As abutters to the 14 N Bennet St. former Rectory, we are asking the ZBA to reject Epsilon’s proposal, sending them back to the drawing board to come up with a better plan. To be clear, we are willing to work with any developer who wishes to put condos in the old Rectory, as long they respect the sensitive location and keep within the existing envelope of the building. This isn’t just any old North End building. The 100-year-old Rectory is registered by MACRIS as of historic significance. Just half a block up the street, the Nazzaro Community Building at 30 N Bennet St, is protected as a pending historic Landmark. Ironically, it bears the family name of Michael Nazzaro, who proudly saved the North End from inappropriate development in the 1960s.

It is unusual and significant that both the North End Waterfront Neighborhood Council (NEWNC) and the North End Waterfront Residents’ Association (NEWRA), have voted to oppose the Epsilon design, including the latest version presented Sept. 14.  If the ZBA refuses to grant the variances, keeping the zoning laws in place that are meant to protect residents from inappropriate development, Epsilon will just have to work with the community to develop a more suitable design. So far, they have refused to negotiate with abutters since January. 

14 N. Bennet St. proposal with fifth floor addition that features a 3′ setback.

Why are we opposed to adding a fifth story where the headhouse now sits, with giant windows and balconies that face eye-to-eye across the street to our Columbus Court building? Windows that violate the BPDA design standards, and which also look into the St. Leonard’s sacristy, and the St. Christopher Friary? We feel strongly that they simply are not suitable to this location, even if the new story stays within the 55 foot legal height limit. This is a five-story walkup, not a building with an elevator or storage area for strollers and bicycles. Do you think families will want to live here, or will it be more suitable to student renters who may have music or loud parties that spill out through open windows onto the three-foot-deep “planter” balconies?

Granting these variances to zoning laws, which are in place to protect residential neighborhoods, could set a bad precedent for other parts of the North End.

We have safety concerns they have never answered. Building another floor on top of the roof could threaten the structural integrity of St. Leonard’s church itself. The 100-year-old Rectory sits on top of underground tunnels and rooms shared with the church. The developer refused our request to conduct a structural analysis, even though the existence of these hollowed out foundation areas raises serious questions about the capacity of the building to hold up a new story, let alone hold the construction cranes, equipment and building materials that will be placed there during demolition and construction. The architect’s own drawings acknowledge that “existing foundation conditions are unknown.” You will remember that another old North End brick building started to collapse suddenly during renovation last year, and the adjacent building also had to be evacuated, condemned and retrofitted because of the danger it would collapse.

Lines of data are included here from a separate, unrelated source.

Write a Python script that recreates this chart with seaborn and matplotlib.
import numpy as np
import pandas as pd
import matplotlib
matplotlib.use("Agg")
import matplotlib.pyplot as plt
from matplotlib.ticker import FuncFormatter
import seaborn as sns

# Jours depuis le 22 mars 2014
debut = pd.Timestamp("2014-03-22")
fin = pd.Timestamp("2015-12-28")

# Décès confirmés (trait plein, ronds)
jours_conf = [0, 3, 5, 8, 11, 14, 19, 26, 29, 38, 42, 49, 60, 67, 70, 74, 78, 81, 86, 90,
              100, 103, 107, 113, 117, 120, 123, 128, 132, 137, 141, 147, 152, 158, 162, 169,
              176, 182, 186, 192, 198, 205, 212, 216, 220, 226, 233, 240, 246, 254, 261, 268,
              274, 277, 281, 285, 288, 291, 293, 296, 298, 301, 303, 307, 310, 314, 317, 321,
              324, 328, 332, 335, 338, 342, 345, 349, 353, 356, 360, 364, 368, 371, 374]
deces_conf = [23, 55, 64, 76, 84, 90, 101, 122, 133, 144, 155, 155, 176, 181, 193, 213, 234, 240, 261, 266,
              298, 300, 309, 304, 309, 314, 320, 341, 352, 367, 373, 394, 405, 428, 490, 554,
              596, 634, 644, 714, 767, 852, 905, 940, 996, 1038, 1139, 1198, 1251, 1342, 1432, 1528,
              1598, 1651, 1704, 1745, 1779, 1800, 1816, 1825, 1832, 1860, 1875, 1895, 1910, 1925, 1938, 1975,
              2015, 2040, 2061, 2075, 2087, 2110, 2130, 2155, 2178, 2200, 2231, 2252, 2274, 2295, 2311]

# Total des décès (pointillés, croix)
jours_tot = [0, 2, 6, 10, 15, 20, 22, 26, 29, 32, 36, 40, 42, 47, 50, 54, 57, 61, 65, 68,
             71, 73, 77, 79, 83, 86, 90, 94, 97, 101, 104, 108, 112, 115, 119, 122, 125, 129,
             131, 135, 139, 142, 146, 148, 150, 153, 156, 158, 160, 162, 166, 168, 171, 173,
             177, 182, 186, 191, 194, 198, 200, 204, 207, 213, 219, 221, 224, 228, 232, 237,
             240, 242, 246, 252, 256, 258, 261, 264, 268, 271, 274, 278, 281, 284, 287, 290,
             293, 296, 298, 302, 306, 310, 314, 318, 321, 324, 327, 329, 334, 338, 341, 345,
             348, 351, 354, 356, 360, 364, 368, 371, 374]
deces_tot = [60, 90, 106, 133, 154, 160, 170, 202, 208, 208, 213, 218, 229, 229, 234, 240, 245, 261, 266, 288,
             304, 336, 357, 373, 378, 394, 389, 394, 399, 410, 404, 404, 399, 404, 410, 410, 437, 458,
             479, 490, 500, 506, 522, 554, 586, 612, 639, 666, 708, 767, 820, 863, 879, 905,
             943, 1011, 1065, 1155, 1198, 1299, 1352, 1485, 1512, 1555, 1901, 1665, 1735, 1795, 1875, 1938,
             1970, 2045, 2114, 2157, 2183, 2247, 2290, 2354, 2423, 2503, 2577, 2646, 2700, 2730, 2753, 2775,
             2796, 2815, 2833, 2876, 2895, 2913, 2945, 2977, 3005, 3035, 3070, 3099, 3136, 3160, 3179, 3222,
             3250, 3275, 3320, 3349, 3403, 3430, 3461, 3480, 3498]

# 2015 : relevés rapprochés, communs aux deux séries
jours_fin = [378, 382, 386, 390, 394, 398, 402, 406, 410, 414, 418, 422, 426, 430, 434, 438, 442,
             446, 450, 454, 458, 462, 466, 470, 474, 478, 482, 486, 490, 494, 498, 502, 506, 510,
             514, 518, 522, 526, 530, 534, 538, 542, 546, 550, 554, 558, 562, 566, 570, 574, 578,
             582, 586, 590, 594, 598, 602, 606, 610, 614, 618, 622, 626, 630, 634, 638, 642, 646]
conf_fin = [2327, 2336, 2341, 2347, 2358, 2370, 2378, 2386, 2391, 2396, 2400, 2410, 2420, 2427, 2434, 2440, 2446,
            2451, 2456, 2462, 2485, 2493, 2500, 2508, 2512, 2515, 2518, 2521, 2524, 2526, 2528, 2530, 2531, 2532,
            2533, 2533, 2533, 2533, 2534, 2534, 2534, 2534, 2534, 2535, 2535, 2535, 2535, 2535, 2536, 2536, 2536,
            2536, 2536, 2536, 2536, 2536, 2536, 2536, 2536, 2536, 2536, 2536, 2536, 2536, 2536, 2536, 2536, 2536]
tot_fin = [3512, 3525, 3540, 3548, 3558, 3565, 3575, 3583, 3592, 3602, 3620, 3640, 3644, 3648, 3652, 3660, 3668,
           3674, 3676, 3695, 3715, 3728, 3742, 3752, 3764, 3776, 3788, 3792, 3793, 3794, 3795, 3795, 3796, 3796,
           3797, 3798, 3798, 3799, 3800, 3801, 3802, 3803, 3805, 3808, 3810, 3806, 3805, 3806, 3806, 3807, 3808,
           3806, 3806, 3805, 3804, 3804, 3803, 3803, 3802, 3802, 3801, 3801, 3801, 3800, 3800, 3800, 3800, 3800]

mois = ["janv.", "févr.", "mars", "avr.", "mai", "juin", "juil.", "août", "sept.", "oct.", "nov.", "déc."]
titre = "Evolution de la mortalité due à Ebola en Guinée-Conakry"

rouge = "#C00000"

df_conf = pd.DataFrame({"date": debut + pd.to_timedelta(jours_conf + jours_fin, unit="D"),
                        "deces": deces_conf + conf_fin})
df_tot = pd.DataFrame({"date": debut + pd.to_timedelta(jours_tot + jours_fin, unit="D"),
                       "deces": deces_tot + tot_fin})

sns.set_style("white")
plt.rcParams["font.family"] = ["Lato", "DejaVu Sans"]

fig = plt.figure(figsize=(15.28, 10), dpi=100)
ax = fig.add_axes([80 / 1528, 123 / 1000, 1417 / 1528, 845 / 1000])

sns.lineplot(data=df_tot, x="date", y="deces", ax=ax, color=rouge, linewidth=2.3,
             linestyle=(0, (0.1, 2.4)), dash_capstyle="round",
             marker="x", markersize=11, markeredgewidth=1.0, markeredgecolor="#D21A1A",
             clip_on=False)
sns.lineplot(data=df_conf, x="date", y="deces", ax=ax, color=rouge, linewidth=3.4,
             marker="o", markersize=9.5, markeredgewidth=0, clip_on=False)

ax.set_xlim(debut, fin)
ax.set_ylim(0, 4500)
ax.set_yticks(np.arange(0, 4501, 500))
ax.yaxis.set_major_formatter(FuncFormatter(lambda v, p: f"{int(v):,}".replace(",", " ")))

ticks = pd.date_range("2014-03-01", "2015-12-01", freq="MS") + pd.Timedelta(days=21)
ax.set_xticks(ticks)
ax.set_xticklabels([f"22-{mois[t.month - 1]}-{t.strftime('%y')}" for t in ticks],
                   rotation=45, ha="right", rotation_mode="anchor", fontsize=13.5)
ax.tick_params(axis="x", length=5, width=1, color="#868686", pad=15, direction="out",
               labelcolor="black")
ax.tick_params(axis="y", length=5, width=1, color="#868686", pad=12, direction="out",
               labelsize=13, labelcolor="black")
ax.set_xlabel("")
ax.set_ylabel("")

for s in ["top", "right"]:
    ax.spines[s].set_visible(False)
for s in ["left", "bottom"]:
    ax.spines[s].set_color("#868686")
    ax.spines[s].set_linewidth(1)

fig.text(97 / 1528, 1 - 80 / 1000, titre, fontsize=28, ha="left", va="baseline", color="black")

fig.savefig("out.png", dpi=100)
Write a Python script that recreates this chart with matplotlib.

Epsilon meets only minimal fire safety requirements for these five floors of condos, with just one staircase serving the entire building. They will remove the fire escapes, despite the double-fatality fire in the building on Hanover St. three years ago. 

When our own 32-unit condo building was developed out of Christopher Columbus High School 23 years ago, developer Anthony Simboli created off-street parking for the condos and a cutout for deliveries and repair trucks. Epsilon offers no parking or cutout for its six new condos, so any car stopping for pickups, repair work, or deliveries will have to block N. Bennet street.  

On Sept. 14, as he tried and failed to turn around NEWNC’s opposition to this proposal, Epsilon’s attorney said they had 80 abutters’ signatures in favor of the project. Really? There aren’t even 80 abutters living next to this property! Who are these people, and what are their addresses? He refused to show them to us. Are they actually abutters, like us? Not one person except the developers and their lawyer has ever spoken in favor of this Epsilon project at any of the four community meetings, which have drawn overflow crowds in opposition. We have repeatedly mobilized our community in opposition for the project. The ZBA hearing has been rescheduled five times.

In whose interest are the zoning laws written, and in whose interest are the variances granted? What case has Epsilon made that this change is the in the best interest of the people who actually live here? The North End community is watching this decision to see if the ZBA will stand with the taxpayers, requiring Epsilon to come up with a better Rectory project that we can all get behind.